Does GitHub Data Grab for AI Training Violate Licenses?
July 22, 2021
Programmer Nora Tindall has taken to Twitter to call out Microsoft property GitHub on violating licenses for algorithm training purposes. She shares a screenshot of an exchange she had with GitHub Support that seems to confirm her charge:
[Tindall] I am specifically asking if any code from my GitHub account, most of which is licensed GPL, was used in the training set. It is a simple question.”
[GitHub] Sorry about the delay in getting back to you. I reached out to the team about this. Apparently all public GitHub code was used in training. We don’t distinguish by license type. I hope that answers your question!
It does indeed answer Tindall’s question, and she vows to pursue legal action. Predictably, the post prompted a flurry of comments, so navigate there to read that debate. It seems like the legality of this data usage is nebulous until courts weigh in. We note this exchange:
[Daniel Monte] Is there any precedent for training an AI on copyrighted content being a violation of said copyright?
[Nora Tindall] No, there’s no precedent in any of this. This is the deciding moment for the future of the copyleft ideal, and of free software in general. Maybe for copyright as a whole, actually, since this has applications outside software.
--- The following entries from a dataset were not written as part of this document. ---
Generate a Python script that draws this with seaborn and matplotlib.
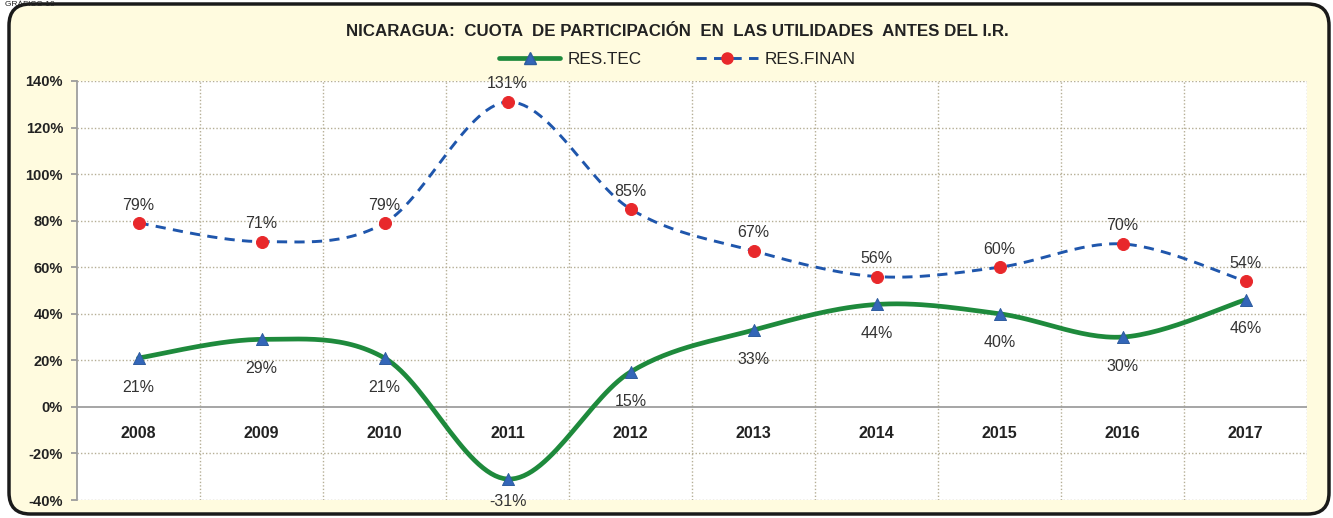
import numpy as np
import pandas as pd
import matplotlib
matplotlib.use("Agg")
import matplotlib.pyplot as plt
import seaborn as sns
from matplotlib.patches import FancyBboxPatch
from matplotlib.lines import Line2D

# datos del gráfico
years = ['2008', '2009', '2010', '2011', '2012', '2013', '2014', '2015', '2016', '2017']
res_tec = [21, 29, 21, -31, 15, 33, 44, 40, 30, 46]
res_finan = [79, 71, 79, 131, 85, 67, 56, 60, 70, 54]
yticks = [-40, -20, 0, 20, 40, 60, 80, 100, 120, 140]

sns.set_theme(style="white")
plt.rcParams['font.family'] = ['Liberation Sans', 'DejaVu Sans']


def suavizar(y, n=30):
    # curva suavizada tipo Excel (Catmull-Rom) solo para dibujar la línea
    y = np.asarray(y, dtype=float)
    x = np.arange(len(y), dtype=float)
    p = np.concatenate([[y[0]], y, [y[-1]]])
    px = np.concatenate([[x[0]], x, [x[-1]]])
    xs, ys = [], []
    for i in range(len(y) - 1):
        t = np.linspace(0, 1, n, endpoint=False)
        for arr, out in ((px, xs), (p, ys)):
            p0, p1, p2, p3 = arr[i], arr[i + 1], arr[i + 2], arr[i + 3]
            out.extend(0.5 * ((2 * p1) + (-p0 + p2) * t
                              + (2 * p0 - 5 * p1 + 4 * p2 - p3) * t ** 2
                              + (-p0 + 3 * p1 - 3 * p2 + p3) * t ** 3))
    xs.append(x[-1])
    ys.append(y[-1])
    return np.array(xs), np.array(ys)


fig = plt.figure(figsize=(13.33, 5.18), dpi=100)
fig.patch.set_facecolor('white')

# marco redondeado
marco = FancyBboxPatch((9 / 1333, 4 / 518), 1320 / 1333, 510 / 518,
                       boxstyle="round,pad=0,rounding_size=0.016",
                       transform=fig.transFigure, facecolor='#FFFBDF',
                       edgecolor='#1a1a1a', linewidth=2.5, mutation_aspect=1333 / 518,
                       zorder=-5)
fig.add_artist(marco)
fig.text(0.004, 1 - 0.5 / 518, 'GRÁFICO 10', fontsize=6, color='#222222', va='top')

ax = fig.add_axes([77 / 1333, 1 - 500 / 518, 1230 / 1333, 419 / 518])
ax.set_facecolor('white')

x = np.arange(len(years))
gx, gy = suavizar(res_tec)
fx, fy = suavizar(res_finan)
sns.lineplot(x=gx, y=gy, ax=ax, color='#1E8A3C', linewidth=3.4, sort=False)
sns.lineplot(x=fx, y=fy, ax=ax, color='#1F56AC', linewidth=2.1, linestyle=(0, (3.5, 2.5)), sort=False)
sns.scatterplot(x=x, y=res_tec, ax=ax, marker='^', s=75, color='#3366B8', edgecolor='#2E5C9E', zorder=5)
sns.scatterplot(x=x, y=res_finan, ax=ax, marker='o', s=75, color='#E8282B', edgecolor='#E8282B', zorder=5)

for i in range(len(years)):
    ax.text(x[i], res_finan[i] + 4.5, f'{res_finan[i]}%', ha='center', va='bottom',
            fontsize=11.5, color='#333333')
    # etiqueta debajo del punto, sin salir del área del gráfico
    ax.text(x[i], max(res_tec[i] - 9.3, -37.3), f'{res_tec[i]}%', ha='center', va='top',
            fontsize=11.5, color='#333333')
    ax.text(x[i], -11.5, years[i], ha='center', va='center', fontsize=11.5,
            fontweight='bold', color='#222222')

ax.set_xlim(-0.5, len(years) - 0.5)
ax.set_ylim(-40, 140)
ax.set_yticks(yticks)
ax.set_yticklabels([f'{v}%' for v in yticks], fontsize=10.5, fontweight='bold', color='#222222')
ax.set_xticks([])
ax.tick_params(axis='y', length=4, color='#999999', pad=6, left=True)

for v in yticks:
    if v != 0:
        ax.axhline(v, color='#B5AE95', linewidth=1, linestyle=(0, (1, 1.5)), zorder=0)
for b in np.arange(0.5, len(years) + 0.5, 1):
    ax.axvline(b, color='#B5AE95', linewidth=1, linestyle=(0, (1, 1.5)), zorder=0)
ax.axhline(0, color='#9E9E9E', linewidth=1.3, zorder=1)

for s in ['top', 'right', 'bottom']:
    ax.spines[s].set_visible(False)
ax.spines['left'].set_color('#9E9E9E')
ax.spines['left'].set_linewidth(1.3)

fig.text(0.508, 1 - 32 / 518, 'NICARAGUA:  CUOTA  DE PARTICIPACIÓN  EN  LAS UTILIDADES  ANTES DEL I.R.',
         ha='center', va='center', fontsize=12.2, fontweight='bold', color='#222222')

handles = [Line2D([], [], color='#1E8A3C', linewidth=3.4, marker='^', markersize=8,
                  markerfacecolor='#3366B8', markeredgecolor='#2E5C9E'),
           Line2D([], [], color='#1F56AC', linewidth=2.1, linestyle=(0, (3.5, 2.5)), marker='o',
                  markersize=8, markerfacecolor='#E8282B', markeredgecolor='#E8282B')]
fig.legend(handles, ['RES.TEC', 'RES.FINAN'], loc='center', bbox_to_anchor=(0.508, 1 - 59 / 518),
           ncol=2, frameon=False, fontsize=12.3, handlelength=3.6, columnspacing=3.2,
           handletextpad=0.4, labelcolor='#222222')

fig.savefig('out.png', dpi=100)
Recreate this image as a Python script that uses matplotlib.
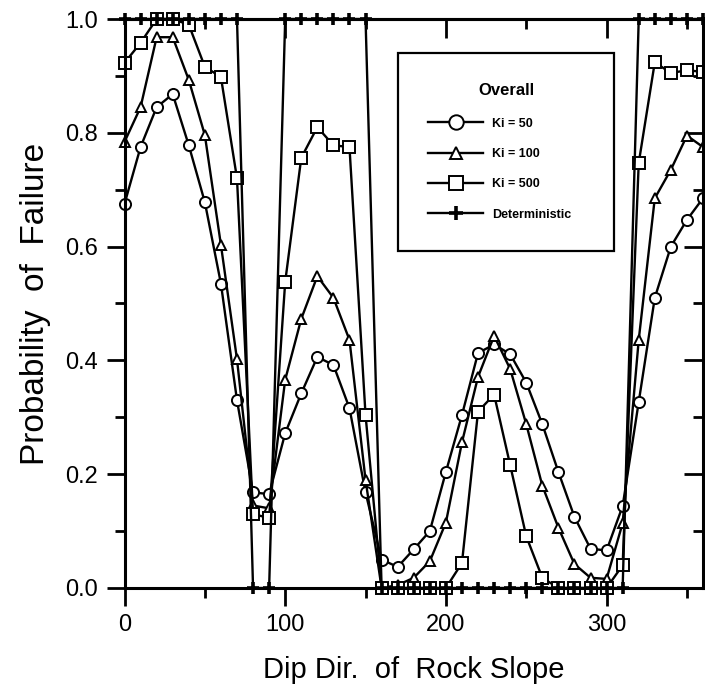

[Laurie] The law on all of this is basically non-existent. And there aren’t enough people who really understand the nuances who are also lawyers. It’s a whole mess which results in companies getting to decide for themselves. Not good.
[Critical Oil Theory Salesman] Hard agree. I’d imagine that we would see a completely different set of legal interpretations if the open source community trained a GPT3 model on Microsoft’s publicly available code.
Perhaps—that would be an interesting experiment. Is Microsoft really ignoring licenses? If not, Twitter is disseminating incorrect information. If yes, then Microsoft has designs on open source information in a way that outfoxes Amazon-type of open source maneuvers. But Microsoft is busy securing its own code and may want to envelope GitHub is the same cyber goodness.